Even after passing all other enforcement, your bag must fit in the overhead bin. Most aircraft bins accommodate standard carry-on sizes (55×40×23 cm / 22×14×9 inches), but regional jets and turboprops have smaller bins — even a compliant carry-on may need to be gate-checked on these aircraft. If you regularly fly regional routes, an underseat bag eliminates enforcement risk entirely.

Frequently asked questions

Which airlines are strictest about carry-on size?

Ryanair, Spirit, Frontier, AirAsia, and Vietjet are among the strictest enforcers. Ryanair and AirAsia use bag sizers at the gate and charge significant fees for non-compliant bags. US legacy carriers (United, Delta, American) are generally more lenient in practice.

What happens if my carry-on is too big at the gate?

Depending on the airline, you will be asked to gate-check the bag (free or with a fee) or pay an oversized carry-on fee. Budget carriers often charge the highest possible fee at the gate — the same amount as a checked bag booked last-minute.

Do airlines actually measure carry-on bags?

Not always. Most full-service carriers rely on visual inspection and the overhead bin itself as the final test. Budget carriers with strict policies use physical bag sizers — metal frames you must place your bag inside.

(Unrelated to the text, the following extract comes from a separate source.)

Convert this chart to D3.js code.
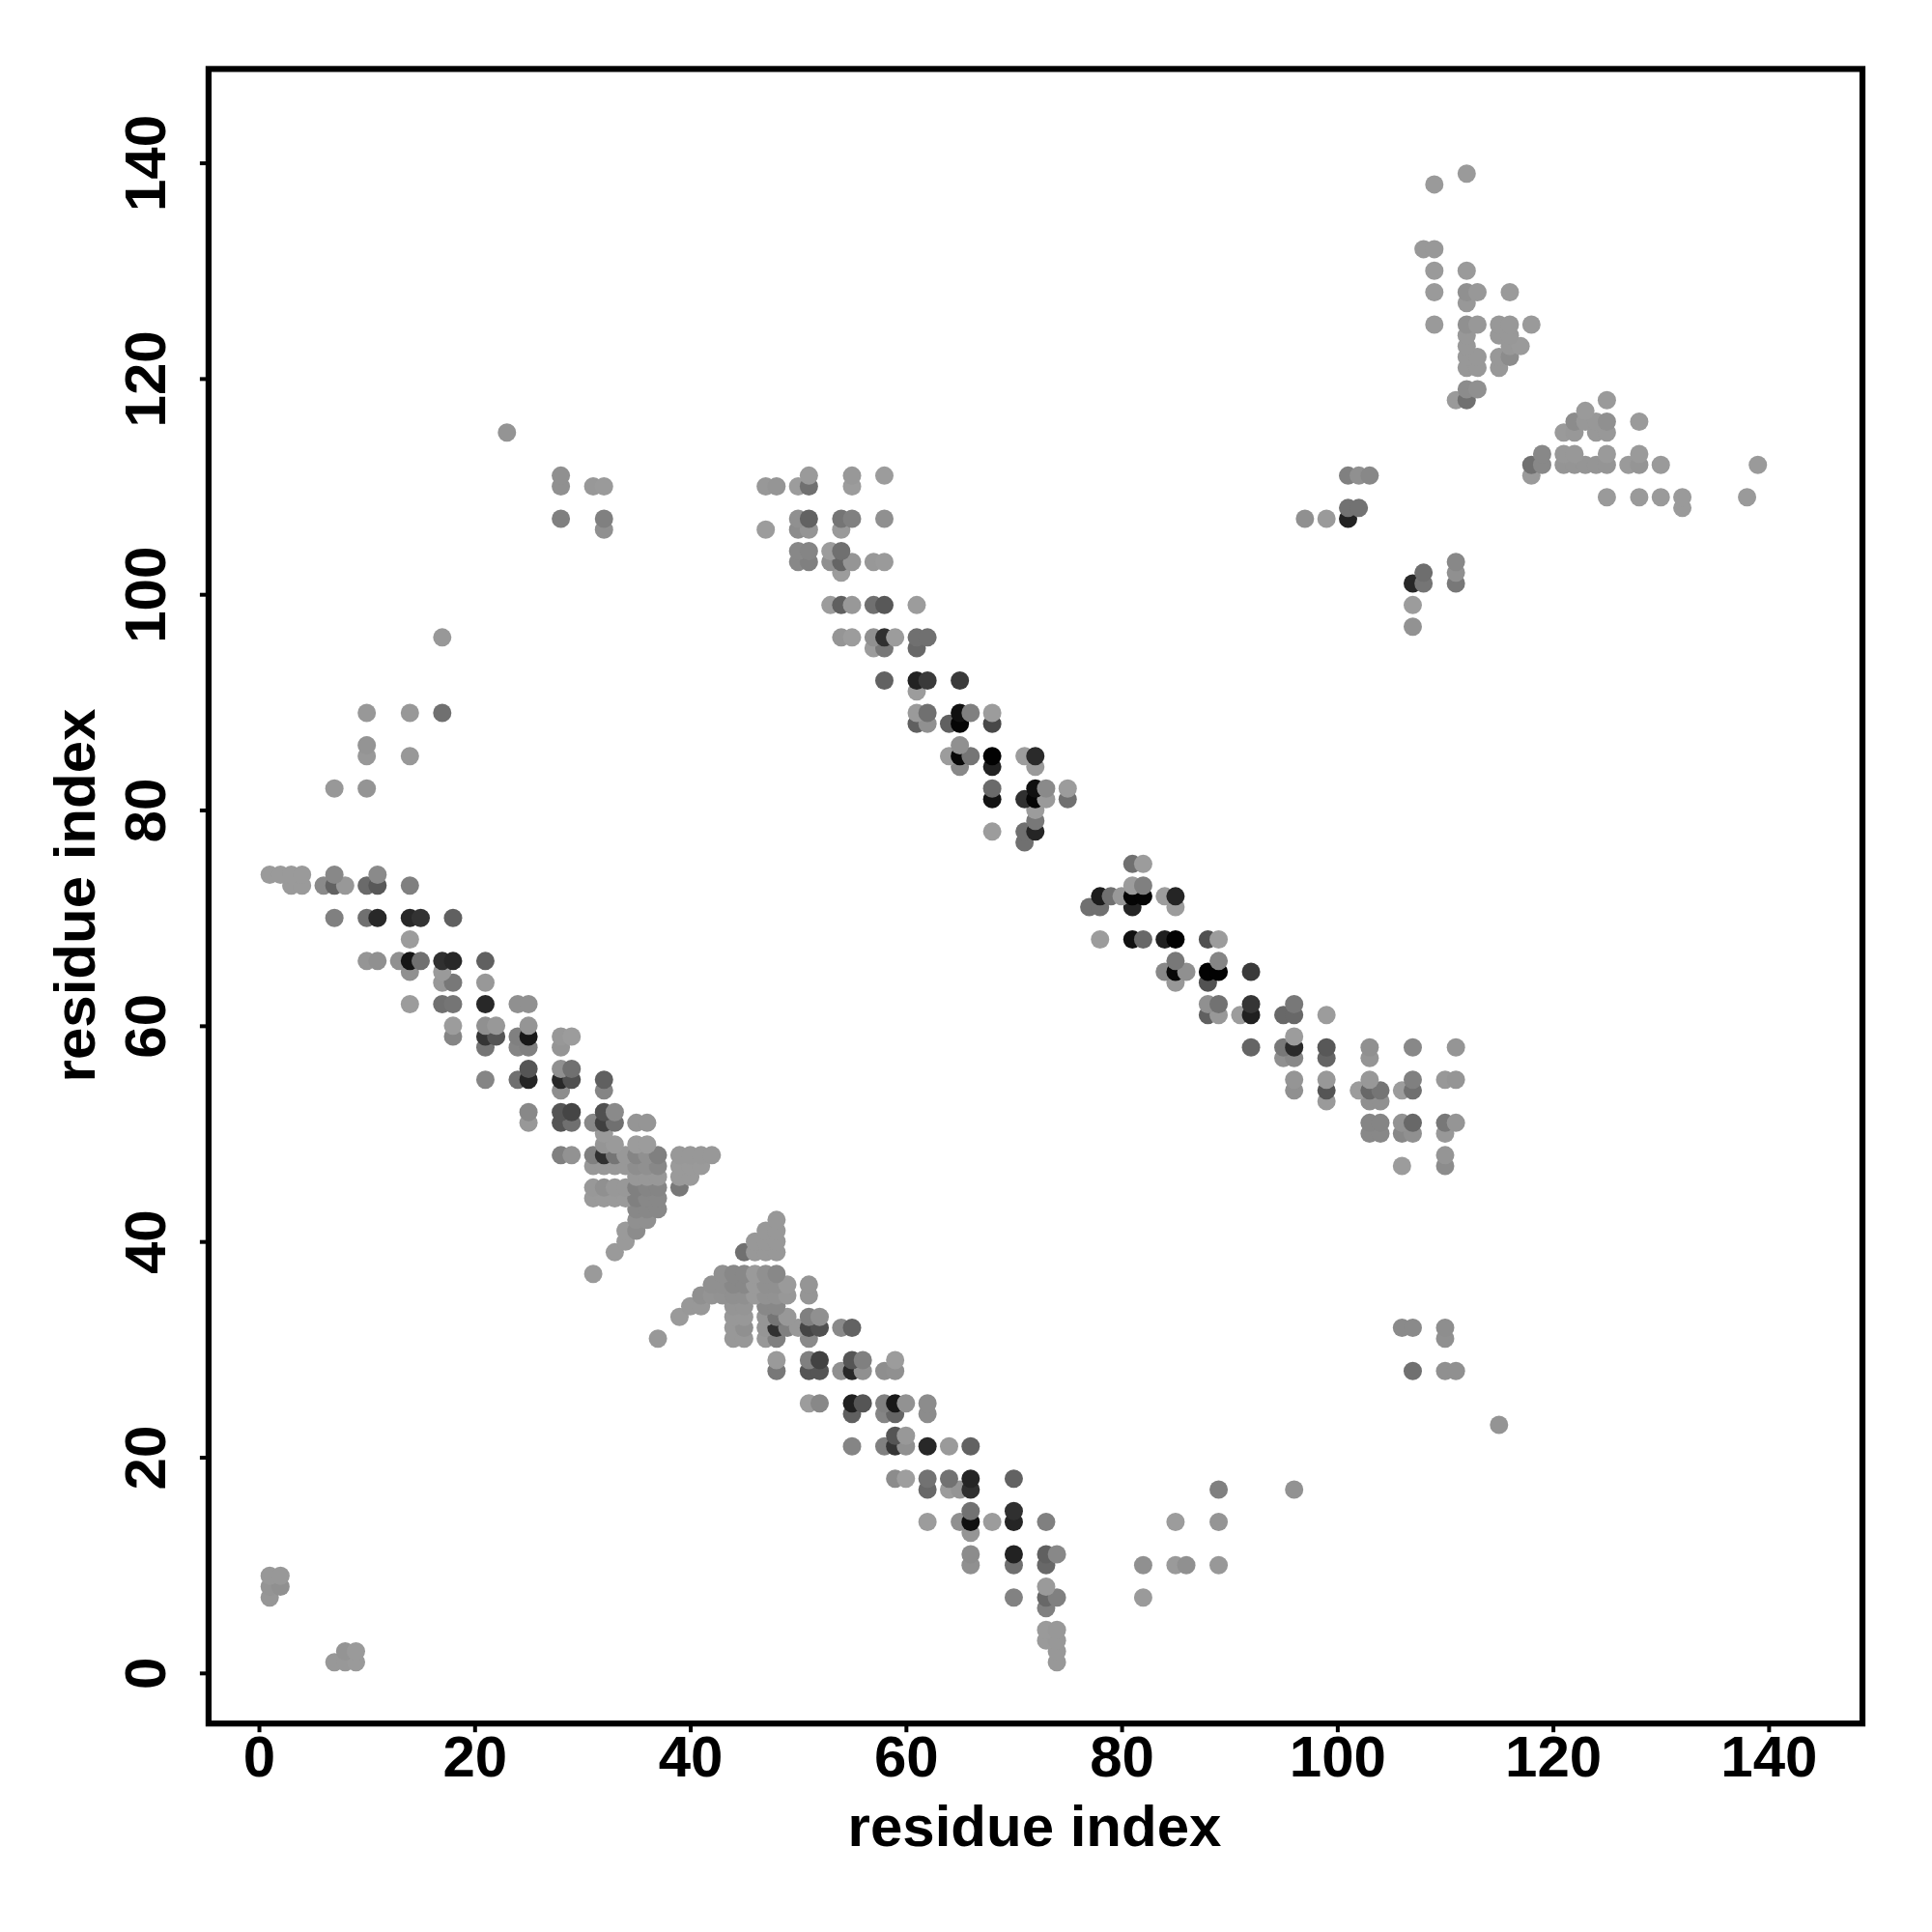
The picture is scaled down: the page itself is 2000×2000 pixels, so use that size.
<!DOCTYPE html>
<html><head><meta charset="utf-8">
<script src="https://cdn.jsdelivr.net/npm/d3@7/dist/d3.min.js"></script>
<style>html,body{margin:0;background:#fff}svg{display:block}</style>
</head><body><script>
const axisTicks=[0,20,40,60,80,100,120,140];
const axisTitle="residue index";
// residue j of each row (ascending, the drawing order)
const rowJ=[1,2,3,4,6,7,8,9,10,11,13,14,15,17,18,21,22,23,24,25,28,29,31,32,33,34,35,36,37,39,40,41,42,43,44,45,46,47,48,49,50,51,52,53,54,55,56,57,58,59,60,61,62,64,65,66,68,70,71,72,73,74,75,77,78,79,80,81,82,84,85,86,88,89,91,92,95,96,97,99,101,102,103,104,106,107,108,109,110,111,112,113,115,116,117,118,119,121,122,123,124,125,127,128,130,132,138,139];
// for each row: residue i, contact strength (0 weak .. 158 strong), repeated
const rowContacts=[
[7,6,8,6,9,4,74,6],
[8,10,9,4,74,6],
[73,4,74,6],
[73,4,74,6],
[73,30],
[1,8,70,28,73,54,74,30,82,4],
[1,10,2,14,73,4],
[1,6,2,6],
[66,14,70,46,73,54,82,14,85,4,86,14,89,6],
[66,18,70,124,73,62,74,22],
[66,9],
[62,2,65,14,66,142,68,2,70,121,73,30,85,2,89,9],
[66,44,70,110],
[62,54,64,2,65,9,66,110,89,30,96,12],
[59,18,60,0,62,44,64,44,66,121,70,60],
[55,25,58,30,59,105,60,14,62,118,64,4,66,60],
[59,73,60,6],
[115,10],
[55,62,58,25,59,57,62,18],
[51,2,52,22,55,126,56,73,58,30,59,134,60,12,62,18],
[48,38,51,73,52,73,54,14,55,118,56,14,58,16,59,14,107,46,110,14,111,14],
[48,4,51,30,52,92,55,73,56,30,59,2],
[37,6,44,6,45,6,47,6,48,30,51,20,110,14],
[44,6,45,14,47,9,48,110,49,30,50,6,51,89,52,78,54,20,55,60,106,20,107,20,110,16],
[39,4,44,6,45,6,47,9,48,41,49,6,51,30,52,14],
[40,6,41,6,44,9,45,9,47,22,48,22],
[41,14,42,10,43,12,44,14,45,14,46,4,47,12,48,12,49,6,51,9],
[42,14,43,14,44,22,45,22,46,4,47,14,48,14,49,4,51,9],
[31,4,43,14,44,22,45,22,46,4,47,14,48,22],
[33,4,45,46,46,6,47,6,48,6],
[34,4,46,6,47,6,48,6],
[34,4,35,18,47,6,48,6],
[35,14,36,14,48,6],
[35,22,36,22,37,22],
[31,4,32,4,33,4,34,4,35,30,36,22,37,22],
[31,6,32,14,33,6,34,6,35,30,36,25,37,25,39,38],
[35,6,36,6,37,6,39,4,40,4],
[31,6,32,6,33,6,34,6,35,16,36,14,37,22,39,4,40,4,41,4,106,2,110,18],
[28,30,29,12,31,30,32,110,33,41,34,6,35,25,36,14,37,30,39,6,40,6,41,6,42,6,110,9],
[32,9,33,4,35,2,36,2],
[32,4,103,22,104,22,106,22,107,14,110,6],
[25,6,28,73,29,46,31,22,32,94,33,46,35,9,36,9,103,25,104,25,106,12,107,54,110,38,111,9],
[25,22,28,73,29,89,32,78,33,20],
[99,4,103,14,104,14],
[28,16,32,25,96,14,99,73,102,2,103,54,104,41,106,2,107,46],
[21,25,24,46,25,121,28,118,29,78,32,62,96,9,99,6,103,6,107,30,110,6,111,9],
[25,73,28,14,29,46],
[95,14,96,22,99,57,103,9],
[21,41,24,25,25,30,28,9,92,57,95,38,96,116,99,70,103,14,107,22,111,9],
[18,25,21,105,22,73,24,30,25,134,28,6,29,2,96,2],
[18,2,21,14,22,6,25,9],
[88,62,89,6,91,2,92,126,95,54,96,54,99,2],
[14,2,17,46,18,41,21,118,24,14,25,14,88,14,89,44,92,105,96,38],
[17,6,18,38,21,6,85,6,88,76],
[14,14,17,4,84,22,85,150,86,14,88,156,89,156,92,100],
[10,9,11,14,13,14,14,137,15,46,17,110,18,118,21,62,85,38,89,25],
[14,2,78,2,81,142,82,54,84,126,85,156,88,78,89,2],
[7,30,10,46,11,118,14,118,15,107,18,62],
[77,46,78,46,81,121,85,2],
[78,130,79,46,80,6,81,153,82,153,84,2,85,121],
[3,4,4,4,6,20,7,60,8,6,10,52,11,70,14,30,81,2,82,30],
[1,4,2,4,3,4,4,4,7,22,11,20],
[81,46,82,2],
[71,46],
[68,2,71,46,72,121],
[72,38],
[72,2],
[68,140,71,110,72,153,73,4,75,46],
[7,6,10,10,68,52,72,142,73,20,75,2],
[65,22,68,124,72,4],
[10,6,14,6,64,2,65,150,66,41,68,156,71,2,72,116],
[10,10,65,14],
[61,62,62,14,64,62,65,153,68,86],
[10,6,14,6,17,46,61,4,62,46,65,142,66,30,68,2],
[61,2],
[58,60,61,124,62,100,65,100],
[57,2,58,38,61,54],
[17,6,54,9,55,2,57,14,58,110,59,2,61,46,62,46],
[107,12],
[53,2,54,62,55,6,57,46,58,70,61,2,107,2],
[107,118,108,41,111,38],
[54,2,108,48,111,14],
[50,22,51,30,53,14,54,57,55,9,57,6,58,4,111,22],
[50,22,51,25,53,2,54,46],
[32,14,47,2,50,18,51,9,54,4],
[28,30,32,30,50,14,51,60,54,41,55,30,58,14,97,14,99,4,101,124],
[101,44,102,44,132,4],
[125,4,128,4,130,4,132,4,138,4],
[28,14,31,6,32,4,47,6,48,9,50,2,51,46,55,2],
[28,14,51,4,55,6,58,2,101,30,102,14,103,22,118,4],
[118,46,119,22,121,9,122,9,123,9,124,9,125,9,127,4,128,9,130,4,139,4],
[119,22,121,6,122,6,125,4,128,4],
[23,10,121,4,122,6,124,6,125,6],
[122,18,123,6,124,6,125,14,128,4],
[123,4],
[111,4,112,46,125,4],
[112,18,113,14],
[112,6,113,6,115,6],
[112,6,113,6,115,6,116,18],
[112,6,116,6,117,4],
[112,6,115,6,116,6],
[109,4,112,14,113,6,115,6,116,6,118,4],
[112,6],
[109,4,112,14,113,6,116,4],
[109,4,112,4],
[108,6,109,6],
[109,4],
[112,4]];
const width=2000,height=2000;
const x=d3.scaleLinear().domain([-4.67,148.7]).range([215.9,1928]);
const y=d3.scaleLinear().domain([-4.69,148.7]).range([1784.2,71.4]);
const shade=d3.scaleLinear().domain([0,158]).range(["#9e9e9e","#000000"]);
const pts=rowJ.flatMap((j,r)=>d3.pairs(rowContacts[r]).filter((_,k)=>k%2===0).map(([i,s])=>({i,j,s})).sort((a,b)=>a.i-b.i));
const svg=d3.select("body").append("svg").attr("width",width).attr("height",height).attr("font-family","'Liberation Sans',Arial,sans-serif").attr("font-weight","bold");
svg.append("g").selectAll("circle").data(pts).join("circle").attr("cx",d=>x(d.i)).attr("cy",d=>y(d.j)).attr("r",9.5).attr("fill",d=>shade(d.s));
const gx=svg.append("g").attr("transform","translate(0,1784.2)").call(d3.axisBottom(x).tickValues(axisTicks).tickSize(9).tickPadding(3.4));
const gy=svg.append("g").attr("transform","translate(215.9,0)").call(d3.axisLeft(y).tickValues(axisTicks).tickSize(9).tickPadding(0));
[gx,gy].forEach(g=>{g.select(".domain").remove();g.selectAll(".tick line").attr("stroke","#000").attr("stroke-width",4);g.selectAll("text").attr("font-size",60).attr("font-family","'Liberation Sans',Arial,sans-serif").attr("font-weight","bold").attr("fill","#000");});
gy.selectAll("text").attr("text-anchor","middle").attr("x",null).attr("y",null).attr("dy",null).attr("transform","translate(-45.2,0) rotate(-90)");
svg.append("rect").attr("x",x.range()[0]).attr("y",y.range()[1]).attr("width",x.range()[1]-x.range()[0]).attr("height",y.range()[0]-y.range()[1]).attr("fill","none").attr("stroke","#000").attr("stroke-width",6.2);
svg.append("text").attr("x",1071).attr("y",1911).attr("text-anchor","middle").attr("font-size",60).text(axisTitle);
svg.append("text").attr("transform","translate(98,927) rotate(-90)").attr("text-anchor","middle").attr("font-size",60).text(axisTitle);
</script></body></html>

If it doesn't fit, it fails.

Does a soft bag pass the sizer more easily than a hard shell?

Yes. Soft-sided bags can compress slightly to fit a metal sizer even when slightly overpacked. Hard-shell bags have fixed dimensions and will fail if they exceed the gauge on any axis.

Is it better to board early to avoid carry-on enforcement?

Yes. Early boarding means available overhead bin space, so your bag is less likely to be flagged. On completely full flights, gate agents actively look for bags to offload when overhead bins fill up, making late boarders more vulnerable to gate checks.